Ditambah bisik-bisik di jejaring sosial lainnya. Saya menemukan sekurangnya dua kanal yang cukup riuh memerbincangkan dan memersoalkannya. Baik terkait problematika selama penggunaan listrik token, lebih-lebih selama tahap pemasangannya. Antara lain, tengok saja luapan keluhan sekalian Facebooker di sini. Keriuhan terasa juga lantaran pertanyaan-pertanyaan mereka tidak mendapatkan tanggapan. Lantas, fakta yang tak kalah membikin dahi berkerut di sini. Belum lagi, seabrek kajian ilmiah di lingkungan civitas kampus perihal listrik prabayar.
Benak pun jadi teringat beberapa hal cerita tetangga yang sedang mendaftar pemasangan listrik pulsa belum lama ini. Awalnya ia menceritakan perbedaan tarifnya yang berbeda antara keterangan dalam brosur resmi PLN dengan kenyataan di lapangan. Jika berdasar selebaran promo, seharusnya ia hanya dikenakan biaya Rp 700ribuan untuk pasang listrik berdaya 900VA. Tapi kemudian ia kudu mengeluarkan duit Rp 2 jutaan, sebab pihak kantor PLN setempat mengarahkannya kepada pihak ketiga yang disebut pemborong dari CV tertentu, guna pemasangan instalasi di rumahnya, berdalih ketetapan SNI yang mesti diindahkan (calon) pelanggan, sehingga total beanya membengkak dari ketentuan semula.
Informasi yang ia terima berikutnya, petugas kantor PLN setempat menjelaskan bahwa, meski ia sudah melakukan registrasi, ia kemudian masih harus menunggu dalam kurun waktu yang tidak bisa dipastikan. Alasannya, perlengkapan yang akan dipasang di rumah (calon) konsumen, dalam hal ini kilometernya dan mungkin alat-alat lainnya belum tersedia. Waktu itu, tetangga kampung saya tersebut masuk dalam antrean delapan ratusan pendaftar. Sedangkan perlengkapan yang baru dikirim oleh instansi PLN di atasnya hanya seratus buah (untuk seratus calon pengguna terdaftar). Kok bisa? Dan listrik ”pintar” tak kunjung terpasang di rumahnya hingga sekarang.
Dari serangkaian temuan demikian, kiranya PLN patut segera meninjau ulang kebijakannya terpaut listrik token.
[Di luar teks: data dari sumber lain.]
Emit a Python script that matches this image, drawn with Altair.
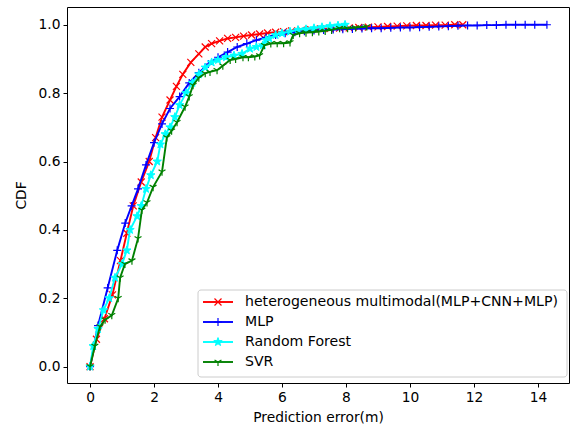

Paling tidak, jika inovasi yang dikehendaki akan lebih memberi kebermanfaatan bagi khalayak luas itu tetap dipertahankan, mesti lekas dilakukan penelusuran empiris maupun pengawasan internal lebih seksama di lapangan. Tanpa bermaksud apriori, adanya masa tunggu yang tak jarang sekian lama misalnya, bukankah rentan membuka kesempatan terjadinya praktik-praktik yang tidak diharapkan, sehingga akan turut pula memicu kesan miring dari masyarakat bahkan merugikan PLN sendiri? Ujung-ujungnya listrik token kenyamanannya belum layak diteken.